>>>>>

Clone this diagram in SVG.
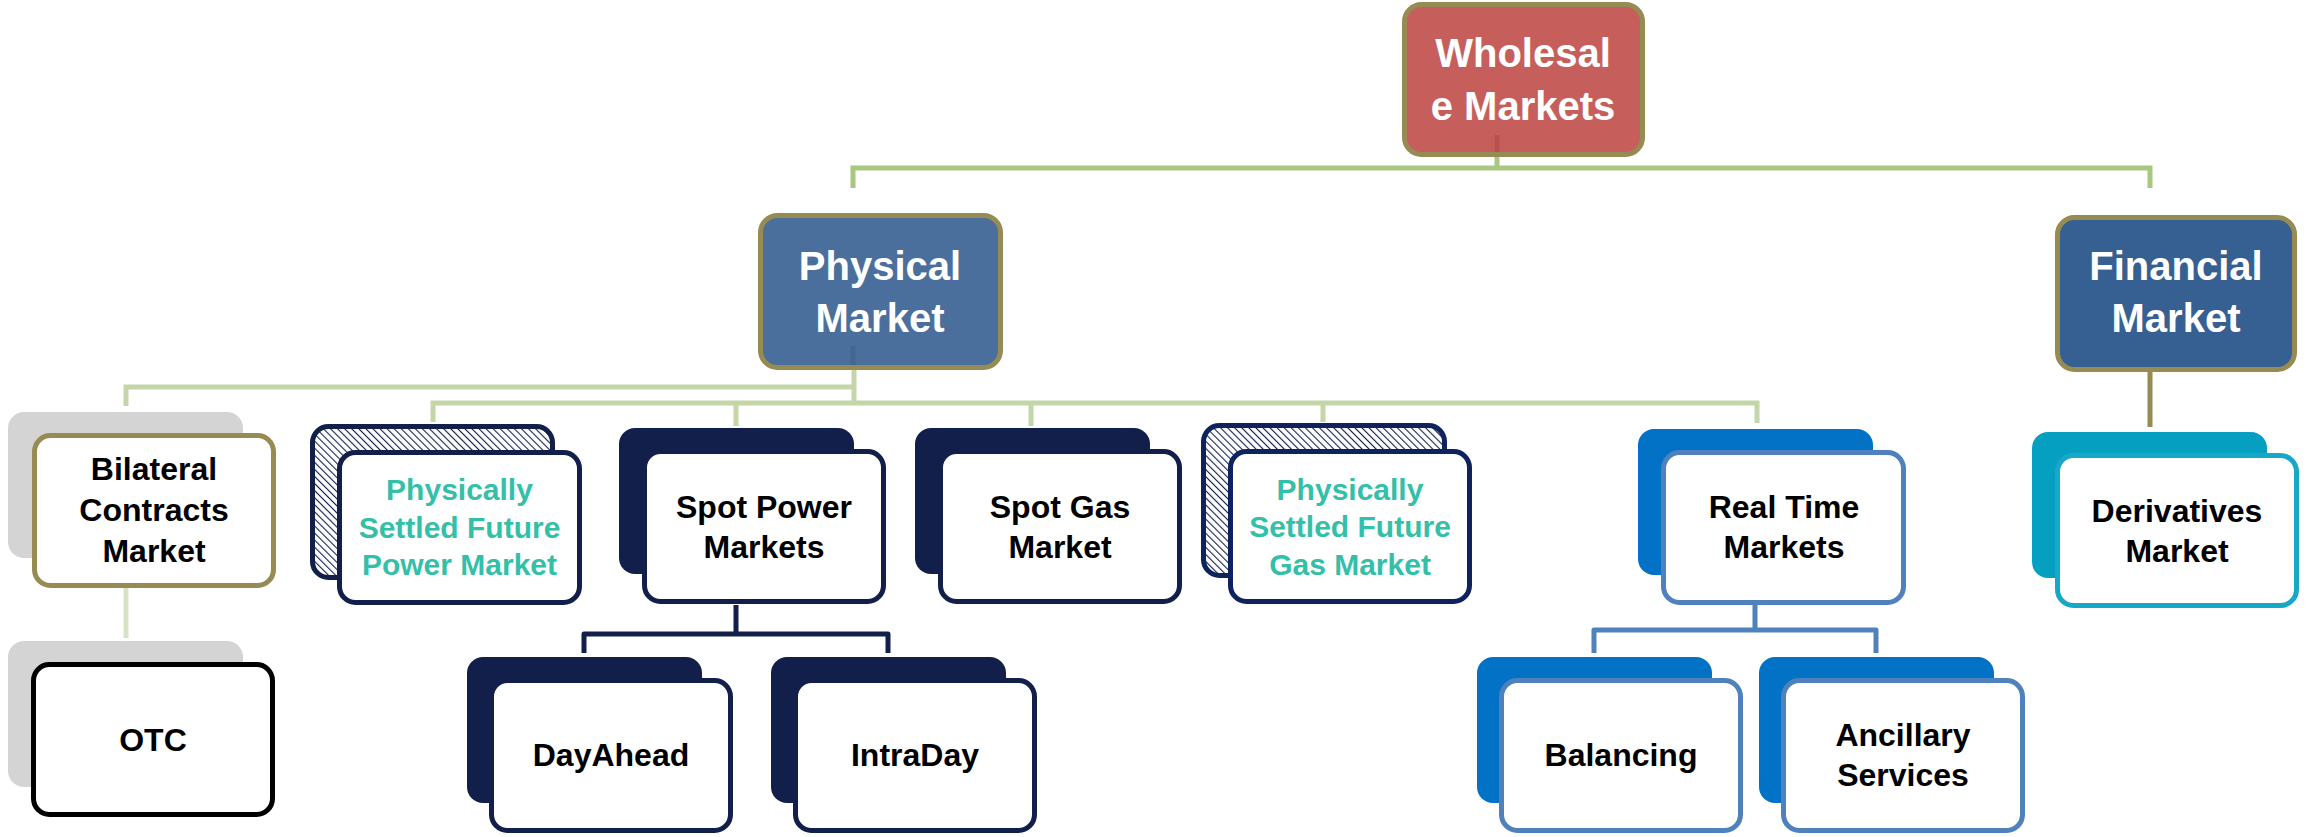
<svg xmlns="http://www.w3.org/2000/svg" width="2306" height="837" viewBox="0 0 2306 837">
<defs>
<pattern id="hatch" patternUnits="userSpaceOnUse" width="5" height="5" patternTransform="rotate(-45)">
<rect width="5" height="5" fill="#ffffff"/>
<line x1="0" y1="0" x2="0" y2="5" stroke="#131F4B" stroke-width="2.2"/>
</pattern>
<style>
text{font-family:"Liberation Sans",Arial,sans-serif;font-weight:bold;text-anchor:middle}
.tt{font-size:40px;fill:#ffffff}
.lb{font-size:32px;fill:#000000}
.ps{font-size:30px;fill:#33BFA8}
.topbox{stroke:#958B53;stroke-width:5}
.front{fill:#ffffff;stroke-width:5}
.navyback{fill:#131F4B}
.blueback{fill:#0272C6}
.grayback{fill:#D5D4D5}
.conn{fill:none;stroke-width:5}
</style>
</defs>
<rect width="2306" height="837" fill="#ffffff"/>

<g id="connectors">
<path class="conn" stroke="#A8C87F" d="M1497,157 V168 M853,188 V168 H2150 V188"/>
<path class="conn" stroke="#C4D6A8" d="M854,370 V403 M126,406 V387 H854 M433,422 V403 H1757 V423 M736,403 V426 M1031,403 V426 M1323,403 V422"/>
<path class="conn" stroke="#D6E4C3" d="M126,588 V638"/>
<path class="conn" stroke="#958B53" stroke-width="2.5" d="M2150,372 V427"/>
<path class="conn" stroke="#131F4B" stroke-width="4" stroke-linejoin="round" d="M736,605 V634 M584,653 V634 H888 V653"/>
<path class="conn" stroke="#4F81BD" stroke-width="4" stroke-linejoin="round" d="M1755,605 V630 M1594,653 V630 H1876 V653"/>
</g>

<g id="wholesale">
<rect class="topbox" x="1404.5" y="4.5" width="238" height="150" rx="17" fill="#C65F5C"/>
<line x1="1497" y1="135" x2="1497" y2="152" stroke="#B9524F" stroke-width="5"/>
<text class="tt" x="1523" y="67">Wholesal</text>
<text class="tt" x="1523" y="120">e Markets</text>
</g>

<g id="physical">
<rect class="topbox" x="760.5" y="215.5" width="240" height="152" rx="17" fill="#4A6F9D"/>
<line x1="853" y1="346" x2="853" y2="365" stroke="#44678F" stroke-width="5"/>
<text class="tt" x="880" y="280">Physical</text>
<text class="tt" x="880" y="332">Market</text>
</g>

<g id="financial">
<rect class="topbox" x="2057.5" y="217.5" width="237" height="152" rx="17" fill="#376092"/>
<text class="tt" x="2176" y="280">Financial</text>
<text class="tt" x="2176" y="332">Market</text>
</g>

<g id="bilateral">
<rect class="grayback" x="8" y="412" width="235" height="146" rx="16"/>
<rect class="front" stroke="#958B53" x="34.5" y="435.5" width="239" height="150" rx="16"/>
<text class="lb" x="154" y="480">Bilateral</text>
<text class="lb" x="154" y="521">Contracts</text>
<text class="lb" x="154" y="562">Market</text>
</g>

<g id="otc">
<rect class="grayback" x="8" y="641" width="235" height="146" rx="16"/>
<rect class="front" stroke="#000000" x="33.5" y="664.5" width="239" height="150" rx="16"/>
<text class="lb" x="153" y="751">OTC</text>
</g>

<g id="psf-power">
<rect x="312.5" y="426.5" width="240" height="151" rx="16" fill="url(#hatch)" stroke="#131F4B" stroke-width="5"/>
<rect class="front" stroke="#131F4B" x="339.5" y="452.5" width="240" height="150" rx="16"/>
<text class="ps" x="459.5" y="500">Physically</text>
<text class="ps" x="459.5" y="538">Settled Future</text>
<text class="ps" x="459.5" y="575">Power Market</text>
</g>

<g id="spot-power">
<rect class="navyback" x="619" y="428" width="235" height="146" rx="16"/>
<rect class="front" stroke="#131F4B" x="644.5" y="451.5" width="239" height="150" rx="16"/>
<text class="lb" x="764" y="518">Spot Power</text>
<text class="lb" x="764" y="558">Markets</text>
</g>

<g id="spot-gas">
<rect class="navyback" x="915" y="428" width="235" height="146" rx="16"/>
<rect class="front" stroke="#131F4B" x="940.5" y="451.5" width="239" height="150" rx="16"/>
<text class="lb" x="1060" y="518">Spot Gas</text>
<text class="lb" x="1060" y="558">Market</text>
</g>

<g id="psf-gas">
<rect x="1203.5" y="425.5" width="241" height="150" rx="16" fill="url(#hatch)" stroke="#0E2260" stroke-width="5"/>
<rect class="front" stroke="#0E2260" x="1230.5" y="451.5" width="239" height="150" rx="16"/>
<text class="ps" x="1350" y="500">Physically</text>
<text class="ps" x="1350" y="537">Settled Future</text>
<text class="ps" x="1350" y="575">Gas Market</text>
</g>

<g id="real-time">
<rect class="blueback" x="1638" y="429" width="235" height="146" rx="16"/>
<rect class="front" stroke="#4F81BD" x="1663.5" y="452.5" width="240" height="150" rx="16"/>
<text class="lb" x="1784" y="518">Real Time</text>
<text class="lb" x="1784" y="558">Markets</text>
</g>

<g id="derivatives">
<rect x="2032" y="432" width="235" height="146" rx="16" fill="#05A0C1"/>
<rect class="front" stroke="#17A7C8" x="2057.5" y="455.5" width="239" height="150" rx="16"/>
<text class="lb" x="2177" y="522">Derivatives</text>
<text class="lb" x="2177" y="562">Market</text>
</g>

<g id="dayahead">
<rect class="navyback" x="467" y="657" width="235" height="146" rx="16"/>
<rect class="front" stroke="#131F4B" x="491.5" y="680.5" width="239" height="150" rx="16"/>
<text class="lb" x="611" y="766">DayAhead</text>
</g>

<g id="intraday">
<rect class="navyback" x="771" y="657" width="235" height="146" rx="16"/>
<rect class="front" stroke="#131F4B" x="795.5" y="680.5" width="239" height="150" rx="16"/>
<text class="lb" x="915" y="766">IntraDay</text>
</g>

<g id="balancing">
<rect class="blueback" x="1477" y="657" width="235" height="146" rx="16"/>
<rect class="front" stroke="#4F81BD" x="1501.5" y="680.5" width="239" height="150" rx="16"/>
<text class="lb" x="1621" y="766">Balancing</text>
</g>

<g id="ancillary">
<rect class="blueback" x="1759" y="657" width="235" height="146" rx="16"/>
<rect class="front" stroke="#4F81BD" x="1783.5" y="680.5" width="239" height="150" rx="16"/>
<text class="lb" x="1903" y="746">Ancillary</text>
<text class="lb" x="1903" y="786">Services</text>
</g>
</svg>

<<<<<

→ **Written request**: Your copy of the data above should match it exactly, except that pictures are left out.

→ **Worked solution**:
Clone this diagram in SVG.
<svg xmlns="http://www.w3.org/2000/svg" width="2306" height="837" viewBox="0 0 2306 837">
<defs>
<pattern id="hatch" patternUnits="userSpaceOnUse" width="5" height="5" patternTransform="rotate(-45)">
<rect width="5" height="5" fill="#ffffff"/>
<line x1="0" y1="0" x2="0" y2="5" stroke="#131F4B" stroke-width="2.2"/>
</pattern>
<style>
text{font-family:"Liberation Sans",Arial,sans-serif;font-weight:bold;text-anchor:middle}
.tt{font-size:40px;fill:#ffffff}
.lb{font-size:32px;fill:#000000}
.ps{font-size:30px;fill:#33BFA8}
.topbox{stroke:#958B53;stroke-width:5}
.front{fill:#ffffff;stroke-width:5}
.navyback{fill:#131F4B}
.blueback{fill:#0272C6}
.grayback{fill:#D5D4D5}
.conn{fill:none;stroke-width:5}
</style>
</defs>
<rect width="2306" height="837" fill="#ffffff"/>

<g id="connectors">
<path class="conn" stroke="#A8C87F" d="M1497,157 V168 M853,188 V168 H2150 V188"/>
<path class="conn" stroke="#C4D6A8" d="M854,370 V403 M126,406 V387 H854 M433,422 V403 H1757 V423 M736,403 V426 M1031,403 V426 M1323,403 V422"/>
<path class="conn" stroke="#D6E4C3" d="M126,588 V638"/>
<path class="conn" stroke="#958B53" stroke-width="2.5" d="M2150,372 V427"/>
<path class="conn" stroke="#131F4B" stroke-width="4" stroke-linejoin="round" d="M736,605 V634 M584,653 V634 H888 V653"/>
<path class="conn" stroke="#4F81BD" stroke-width="4" stroke-linejoin="round" d="M1755,605 V630 M1594,653 V630 H1876 V653"/>
</g>

<g id="wholesale">
<rect class="topbox" x="1404.5" y="4.5" width="238" height="150" rx="17" fill="#C65F5C"/>
<line x1="1497" y1="135" x2="1497" y2="152" stroke="#B9524F" stroke-width="5"/>
<text class="tt" x="1523" y="67">Wholesal</text>
<text class="tt" x="1523" y="120">e Markets</text>
</g>

<g id="physical">
<rect class="topbox" x="760.5" y="215.5" width="240" height="152" rx="17" fill="#4A6F9D"/>
<line x1="853" y1="346" x2="853" y2="365" stroke="#44678F" stroke-width="5"/>
<text class="tt" x="880" y="280">Physical</text>
<text class="tt" x="880" y="332">Market</text>
</g>

<g id="financial">
<rect class="topbox" x="2057.5" y="217.5" width="237" height="152" rx="17" fill="#376092"/>
<text class="tt" x="2176" y="280">Financial</text>
<text class="tt" x="2176" y="332">Market</text>
</g>

<g id="bilateral">
<rect class="grayback" x="8" y="412" width="235" height="146" rx="16"/>
<rect class="front" stroke="#958B53" x="34.5" y="435.5" width="239" height="150" rx="16"/>
<text class="lb" x="154" y="480">Bilateral</text>
<text class="lb" x="154" y="521">Contracts</text>
<text class="lb" x="154" y="562">Market</text>
</g>

<g id="otc">
<rect class="grayback" x="8" y="641" width="235" height="146" rx="16"/>
<rect class="front" stroke="#000000" x="33.5" y="664.5" width="239" height="150" rx="16"/>
<text class="lb" x="153" y="751">OTC</text>
</g>

<g id="psf-power">
<rect x="312.5" y="426.5" width="240" height="151" rx="16" fill="url(#hatch)" stroke="#131F4B" stroke-width="5"/>
<rect class="front" stroke="#131F4B" x="339.5" y="452.5" width="240" height="150" rx="16"/>
<text class="ps" x="459.5" y="500">Physically</text>
<text class="ps" x="459.5" y="538">Settled Future</text>
<text class="ps" x="459.5" y="575">Power Market</text>
</g>

<g id="spot-power">
<rect class="navyback" x="619" y="428" width="235" height="146" rx="16"/>
<rect class="front" stroke="#131F4B" x="644.5" y="451.5" width="239" height="150" rx="16"/>
<text class="lb" x="764" y="518">Spot Power</text>
<text class="lb" x="764" y="558">Markets</text>
</g>

<g id="spot-gas">
<rect class="navyback" x="915" y="428" width="235" height="146" rx="16"/>
<rect class="front" stroke="#131F4B" x="940.5" y="451.5" width="239" height="150" rx="16"/>
<text class="lb" x="1060" y="518">Spot Gas</text>
<text class="lb" x="1060" y="558">Market</text>
</g>

<g id="psf-gas">
<rect x="1203.5" y="425.5" width="241" height="150" rx="16" fill="url(#hatch)" stroke="#0E2260" stroke-width="5"/>
<rect class="front" stroke="#0E2260" x="1230.5" y="451.5" width="239" height="150" rx="16"/>
<text class="ps" x="1350" y="500">Physically</text>
<text class="ps" x="1350" y="537">Settled Future</text>
<text class="ps" x="1350" y="575">Gas Market</text>
</g>

<g id="real-time">
<rect class="blueback" x="1638" y="429" width="235" height="146" rx="16"/>
<rect class="front" stroke="#4F81BD" x="1663.5" y="452.5" width="240" height="150" rx="16"/>
<text class="lb" x="1784" y="518">Real Time</text>
<text class="lb" x="1784" y="558">Markets</text>
</g>

<g id="derivatives">
<rect x="2032" y="432" width="235" height="146" rx="16" fill="#05A0C1"/>
<rect class="front" stroke="#17A7C8" x="2057.5" y="455.5" width="239" height="150" rx="16"/>
<text class="lb" x="2177" y="522">Derivatives</text>
<text class="lb" x="2177" y="562">Market</text>
</g>

<g id="dayahead">
<rect class="navyback" x="467" y="657" width="235" height="146" rx="16"/>
<rect class="front" stroke="#131F4B" x="491.5" y="680.5" width="239" height="150" rx="16"/>
<text class="lb" x="611" y="766">DayAhead</text>
</g>

<g id="intraday">
<rect class="navyback" x="771" y="657" width="235" height="146" rx="16"/>
<rect class="front" stroke="#131F4B" x="795.5" y="680.5" width="239" height="150" rx="16"/>
<text class="lb" x="915" y="766">IntraDay</text>
</g>

<g id="balancing">
<rect class="blueback" x="1477" y="657" width="235" height="146" rx="16"/>
<rect class="front" stroke="#4F81BD" x="1501.5" y="680.5" width="239" height="150" rx="16"/>
<text class="lb" x="1621" y="766">Balancing</text>
</g>

<g id="ancillary">
<rect class="blueback" x="1759" y="657" width="235" height="146" rx="16"/>
<rect class="front" stroke="#4F81BD" x="1783.5" y="680.5" width="239" height="150" rx="16"/>
<text class="lb" x="1903" y="746">Ancillary</text>
<text class="lb" x="1903" y="786">Services</text>
</g>
</svg>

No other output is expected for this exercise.